Die deutsche Wirtschaft bekommt allerdings zunächst noch die Nachwirkungen der Lockdowns zu spüren. Wenn Chinas Wirtschaft schwächelt, trifft dies auch die Exportnation mit Waren "Made in Germany". Denn die Volksrepublik ist der mit Abstand wichtigste Handelspartner Deutschlands mit einem Warenaustausch von zuletzt 245 Milliarden Euro 2021.
"Die deutliche Abkühlung der chinesischen Konjunktur ist ein Alarmsignal für die deutsche Wirtschaft", warnte der Deutsche Industrie- und Handelskammertag (DIHK). Gestörte Lieferketten, enorme Preissteigerungen bei Energie und Rohstoffen sowie die Unsicherheit über die Energieversorgung seien bereits grosse Herausforderungen für die Firmen. "Die schwache wirtschaftliche Entwicklung in China - Deutschlands wichtigstem Handelspartner und bisher Zugpferd der Weltwirtschaft – lässt die Sorgenfalten noch tiefer werden", sagte DIHK-Aussenwirtschaftschef Volker Treier der Nachrichtenagentur Reuters. China sei ein wichtiger Absatzmarkt für deutsche Firmen, vor allem für Maschinen- und Autobauer. "Ausserdem beziehen wir zahlreiche Vorprodukte und Rohstoffe aus dem Land - die kommenden Monate sehen düster aus."
Auch der Exporteursverband BGA warnte vor einem Dämpfer. Aber die Gross- und Aussenhändler seien nicht alleine vom chinesischen Markt abhängig. "Die Stärke des Handels mit den USA und vor allem auch mit den europäischen Partnern hilft derzeit, Schwankungen zu kompensieren", sagte BGA-Präsident Dirk Jandura zu Reuters. Jetzt müssten so schnell wie möglich Handelshemmnisse mit anderen Staaten und Regionen abgebaut werden. "Das Fehlen von Freihandelsabkommen ist ein massiver Standortnachteil für Deutschland und Europa."
Die hohe Inflation in USA und Europa dürfte das Wirtschaftswachstum in China bremsen. Denn Konsumenten verzichteten gerade auf Waren, die vor allem aus dem asiatischen Land kommen, sagte VP-Experte Gitzel. "Der neue Fernseher wird nicht gekauft, wenn es der alte noch tut - das wird China zu spüren bekommen." Zudem bleibt Fachleuten zufolge der schwächelnde chinesische Immobiliensektor ein Sorgenkind.

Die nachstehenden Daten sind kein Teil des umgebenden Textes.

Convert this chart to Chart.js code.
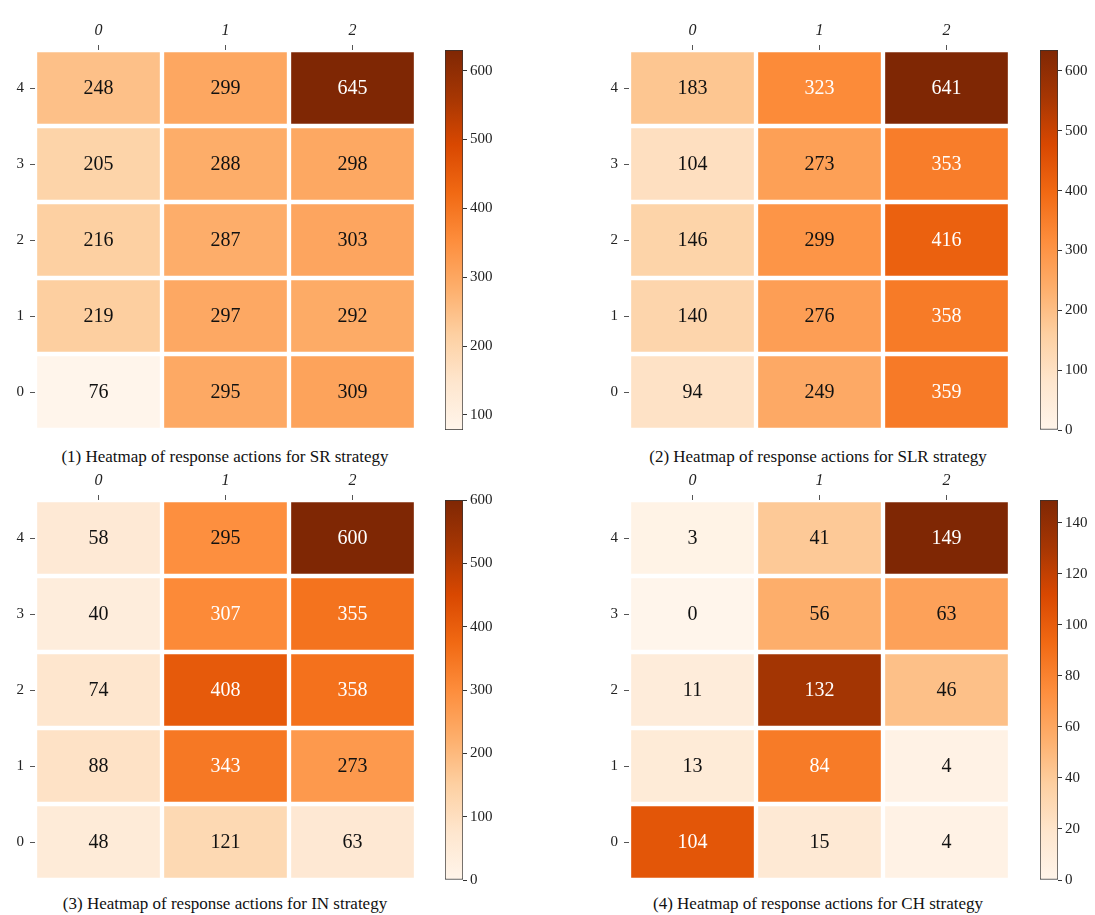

Shanghais Wirtschaft schrumpft massiv wegen Lockdown
China hat in den vergangenen Monaten etwa die Finanzmetropole Shanghai mit ihren mehr als 25 Millionen Einwohnern in einen harten Lockdown geschickt, was zu geschlossenen Fabriken und Geschäften sowie Staus in den Häfen führte. In Shanghai brach die Wirtschaft im zweiten Quartal um 13,7 Prozent binnen Jahresfrist ein, in Peking um 2,9 Prozent.
Ökonomen zufolge dürfte die Regierung es deshalb schwer haben, ihr Wachstumsziel für 2022 zu erreichen. Im ersten Halbjahr lag das BIP 2,5 Prozent über dem Vorjahreszeitraum. Die Commerzbank rechnet für das Gesamtjahr mit plus 3,5 Prozent. "Angesichts des schwachen Wachstums wird die chinesische Regierung wahrscheinlich von nun an Konjunkturmassnahmen vornehmen, um die Wirtschaft wieder anzukurbeln", sagte Toru Nishihama, Chefökonom des Dai-ichi Life Research Institute in Tokio. "Insbesondere im Vorfeld der im Herbst stattfindenden bereits beschlossenen Wiederwahl des Präsidenten müssen nun alle Register gezogen werden", schätzt NordLB-Fachmann Krampen. Die Fiskalpolitik habe bereits Massnahmen angekündigt und die Zentralbank Leitzinsen und den sogenannten Mindestreservesatz gesenkt. "Aber ob das reicht?", betonte Krampen. "In jedem Fall steht die Regierung sicher wieder mal bereit einzugreifen."